Il ne faut pas confondre l’indispensable souci de remédier à la pauvreté avec « le refus des inégalités ». Les inégalités font partie de la condition humaine.  C’est un truisme de dire que les hommes naissent inégaux et de nombreux auteurs l’ont souligné. Les gens naissent avec plus ou moins de santé, d’intelligence, de force, dans des milieux de vie différents : à la ville ou à la campagne, dans un pays ou une famille plus ou moins riche ou pauvre, des climats plus ou moins propices.  Ces inégalités de naissance évoluent elles-mêmes ensuite selon ce qu’en font les hommes avec leur volonté et leur liberté mais aussi en fonction de leur entourage.

Vouloir tout le monde égal, sur un même moule, revient à nier la liberté de l’homme, sa capacité à vouloir conduire sa vie comme il l’entend, à donner le maximum de lui-même dans la direction qu’il se donne.

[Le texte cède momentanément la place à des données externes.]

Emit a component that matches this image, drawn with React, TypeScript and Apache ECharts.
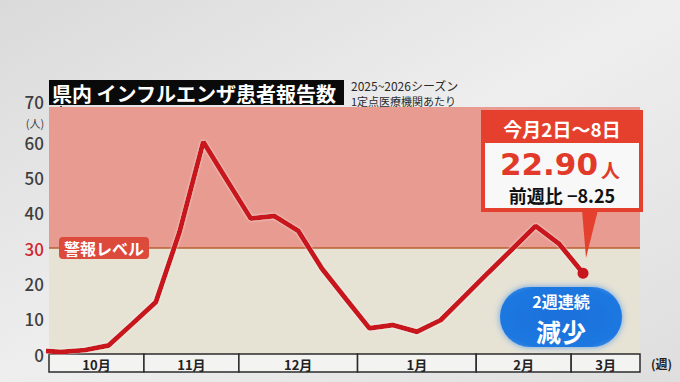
import React, { useEffect, useRef } from "react";
import * as echarts from "echarts";

// weekly reports per sentinel site (first value is the week before the visible range)
const weekValues = [1.0, 0.6, 1.1, 2.4, 8.5, 14.7, 34.6, 60.1, 49.2, 38.4, 39.1, 34.9, 24.2, 15.7, 7.3, 8.2, 6.3, 9.6, 16.3, 23.0, 29.6, 36.3, 31.15, 22.9];
const firstWeekIndex = -1;
const months = ["10月", "11月", "12月", "1月", "2月", "3月"];
const monthStart = [-0.5, 3.5, 7.5, 12.5, 17.5, 21.5];
const monthEnd = [3.5, 7.5, 12.5, 17.5, 21.5, 24.4];
const yTicks = [0, 10, 20, 30, 40, 50, 60, 70];
const warningLevel = 30;
const xMin = -0.5;
const xMax = 24.4;

const JP = '"Noto Sans CJK JP", "Noto Sans", sans-serif';

export default function App() {
  const ref = useRef<HTMLDivElement>(null);
  useEffect(() => {
    if (!ref.current) return;
    const chart = echarts.init(ref.current, undefined, { renderer: "svg" });
    const lineData = weekValues.map((v, i) => [i + firstWeekIndex, v]);
    const last = lineData.length - 1;
    const monthData = months.map((m, i) => [monthStart[i], monthEnd[i], i]);
    const option: any = {
      animation: false,
      backgroundColor: new echarts.graphic.LinearGradient(0, 0, 1, 1, [
        { offset: 0, color: "#dadada" },
        { offset: 0.5, color: "#eeeeee" },
        { offset: 1, color: "#dedede" },
      ]),
      grid: [
        { left: 49, right: 40, top: 107, bottom: 28 },
        { left: 49, right: 40, top: 354, height: 18 },
      ],
      xAxis: [
        { type: "value", gridIndex: 0, min: xMin, max: xMax, show: false },
        { type: "value", gridIndex: 1, min: xMin, max: xMax, show: false },
      ],
      yAxis: [
        {
          type: "value",
          gridIndex: 0,
          min: yTicks[0],
          max: yTicks[yTicks.length - 1],
          interval: 10,
          axisLine: { show: true, lineStyle: { color: "#1e1e1e", width: 2 } },
          axisTick: { show: false },
          axisLabel: {
            margin: 5,
            fontFamily: JP,
            fontSize: 17,
            fontWeight: 500,
            color: "#3e3e3e",
            formatter: (v: number) =>
              v === warningLevel ? `{r|${v}}` : v === 70 ? `{t|${v}}` : `${v}`,
            rich: {
              r: { color: "#d0262b", fontSize: 17, fontWeight: 500, fontFamily: JP },
              t: { color: "#3e3e3e", fontSize: 17, fontWeight: 500, fontFamily: JP, padding: [0, 0, 12, 0] },
            },
          },
          splitLine: {
            show: true,
            lineStyle: {
              width: 1,
              color: [
                "rgba(0,0,0,0)",
                "#d2cdbf",
                "#d2cdbf",
                "rgba(0,0,0,0)",
                "rgba(255,255,255,0.12)",
                "rgba(255,255,255,0.12)",
                "rgba(255,255,255,0.12)",
                "rgba(0,0,0,0)",
              ],
            },
          },
        },
        { type: "value", gridIndex: 1, min: 0, max: 1, show: false },
      ],
      series: [
        {
          type: "line",
          xAxisIndex: 0,
          yAxisIndex: 0,
          data: lineData,
          clip: true,
          symbol: "circle",
          symbolSize: (_v: any, p: any) => (p.dataIndex === last ? 11 : 0),
          showSymbol: true,
          itemStyle: { color: "#c8161d" },
          lineStyle: {
            color: "#c8161d",
            width: 5,
            shadowColor: "rgba(255,255,255,0.7)",
            shadowBlur: 2,
          },
          z: 5,
          markArea: {
            silent: true,
            data: [
              [{ yAxis: warningLevel, itemStyle: { color: "#e89b91" } }, { yAxis: 70 }],
              [{ yAxis: 0, itemStyle: { color: "#e6e2d4" } }, { yAxis: warningLevel }],
            ],
          },
          markLine: {
            silent: true,
            symbol: "none",
            label: { show: false },
            lineStyle: { color: "#b9602f", width: 1.5, type: "solid" },
            data: [{ yAxis: warningLevel }],
          },
        },
        {
          type: "custom",
          xAxisIndex: 1,
          yAxisIndex: 1,
          data: monthData,
          encode: { x: [0, 1] },
          renderItem: (_params: any, api: any) => {
            const s = api.value(0);
            const e = api.value(1);
            const i = api.value(2);
            const p0 = api.coord([s, 1]);
            const p1 = api.coord([e, 0]);
            return {
              type: "group",
              children: [
                {
                  type: "rect",
                  shape: { x: p0[0], y: p0[1], width: p1[0] - p0[0], height: p1[1] - p0[1] },
                  style: { fill: "#f3f3f1", stroke: "#2b2b2b", lineWidth: 1.5 },
                },
                {
                  type: "text",
                  style: {
                    text: months[i],
                    x: (p0[0] + p1[0]) / 2,
                    y: (p0[1] + p1[1]) / 2 + 1,
                    align: "center",
                    verticalAlign: "middle",
                    fontFamily: JP,
                    fontWeight: "bold",
                    fontSize: 13,
                    fill: "#222",
                  },
                },
              ],
            };
          },
        },
      ],
      graphic: [
        { type: "rect", shape: { x: 49, y: 80, width: 295, height: 25 }, style: { fill: "#0a0a0a" }, z: 10 },
        {
          type: "text", x: 52, y: 93, z: 11,
          style: { text: "県内 インフルエンザ患者報告数", fill: "#fff", fontFamily: JP, fontWeight: "bold", fontSize: 20, verticalAlign: "middle" },
        },
        {
          type: "text", x: 351, y: 85, z: 11,
          style: { text: "2025~2026シーズン", fill: "#2a2a2a", fontFamily: JP, fontSize: 12, verticalAlign: "middle" },
        },
        {
          type: "text", x: 351, y: 101, z: 11,
          style: { text: "1定点医療機関あたり", fill: "#2a2a2a", fontFamily: JP, fontSize: 11, verticalAlign: "middle" },
        },
        {
          type: "text", x: 35, y: 123, z: 11,
          style: { text: "(人)", fill: "#3e3e3e", fontFamily: JP, fontSize: 11, align: "center", verticalAlign: "middle" },
        },
        {
          type: "text", x: 651, y: 363, z: 11,
          style: { text: "(週)", fill: "#222", fontFamily: JP, fontWeight: "bold", fontSize: 12, verticalAlign: "middle" },
        },
        // warning label
        { type: "rect", shape: { x: 59, y: 237, width: 90, height: 22, r: 4 }, style: { fill: "#dc4a3c" }, z: 10 },
        {
          type: "text", x: 104, y: 248, z: 11,
          style: { text: "警報レベル", fill: "#fff", fontFamily: JP, fontWeight: "bold", fontSize: 16, align: "center", verticalAlign: "middle" },
        },
        // callout
        { type: "polygon", shape: { points: [[582, 210], [598, 210], [586, 258]] }, style: { fill: "#e5402d" }, z: 10 },
        { type: "rect", shape: { x: 481, y: 110, width: 162, height: 102 }, style: { fill: "#e5402d" }, z: 10 },
        { type: "rect", shape: { x: 485, y: 143, width: 154, height: 65 }, style: { fill: "#f8f8f8" }, z: 11 },
        {
          type: "text", x: 562, y: 128, z: 12,
          style: { text: "今月2日〜8日", fill: "#fff", fontFamily: JP, fontWeight: "bold", fontSize: 19, align: "center", verticalAlign: "middle" },
        },
        {
          type: "text", x: 598, y: 164, z: 12,
          style: { text: "22.90", fill: "#e23a2a", fontFamily: '"DejaVu Sans", sans-serif', fontWeight: "bold", fontSize: 31, align: "right", verticalAlign: "middle" },
        },
        {
          type: "text", x: 601, y: 169, z: 12,
          style: { text: "人", fill: "#e23a2a", fontFamily: JP, fontWeight: "bold", fontSize: 19, align: "left", verticalAlign: "middle" },
        },
        {
          type: "text", x: 562, y: 195, z: 12,
          style: { text: "前週比 −8.25", fill: "#111", fontFamily: JP, fontWeight: "bold", fontSize: 18, align: "center", verticalAlign: "middle" },
        },
        // blue bubble
        {
          type: "rect", z: 10,
          shape: { x: 500, y: 287, width: 122, height: 60, r: 30 },
          style: {
            fill: new echarts.graphic.RadialGradient(0.5, 0.5, 0.7, [
              { offset: 0, color: "#1a70dc" },
              { offset: 0.75, color: "#1f78e0" },
              { offset: 1, color: "#4a9cf0" },
            ]),
            shadowColor: "rgba(40,130,235,0.7)",
            shadowBlur: 6,
          },
        },
        {
          type: "text", x: 561, y: 301, z: 11,
          style: { text: "2週連続", fill: "#fff", fontFamily: JP, fontWeight: "bold", fontSize: 16, lineHeight: 16, align: "center", verticalAlign: "middle" },
        },
        {
          type: "text", x: 561, y: 331, z: 11,
          style: { text: "減少", fill: "#fff", fontFamily: JP, fontWeight: "bold", fontSize: 25, lineHeight: 25, align: "center", verticalAlign: "middle" },
        },
      ],
    };
    chart.setOption(option);
    return () => chart.dispose();
  }, []);
  return <div ref={ref} style={{ position: "fixed", left: 0, top: 0, width: 680, height: 382 }} />;
}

Vouloir tout le monde égal, c’est inviter chacun à se mesurer à l’autre pour être sûr que personne ne vous dépasse en aucune façon. C’est ériger en vertu la jalousie et l’envie et engendrer bien des haines. Avec de telles obsessions, nous voyons peu à peu la société se transformer en lit de Procuste.

Plus tristement encore, cette uniformité nous prive du besoin de nous appuyer sur l’autre, qui nous apporterait ce qui nous manque, et vice-versa. Si nous sommes tous pareils nous n’avons plus besoin les uns des autres. Ste Catherine de Sienne raconte dans ses « Dialogues » que comme elle s’étonnait auprès du Créateur de l’inégalité des conditions humaines, Dieu lui répondit cette phrase admirable : « J’ai voulu qu’ils eussent besoin les uns des autres »[1]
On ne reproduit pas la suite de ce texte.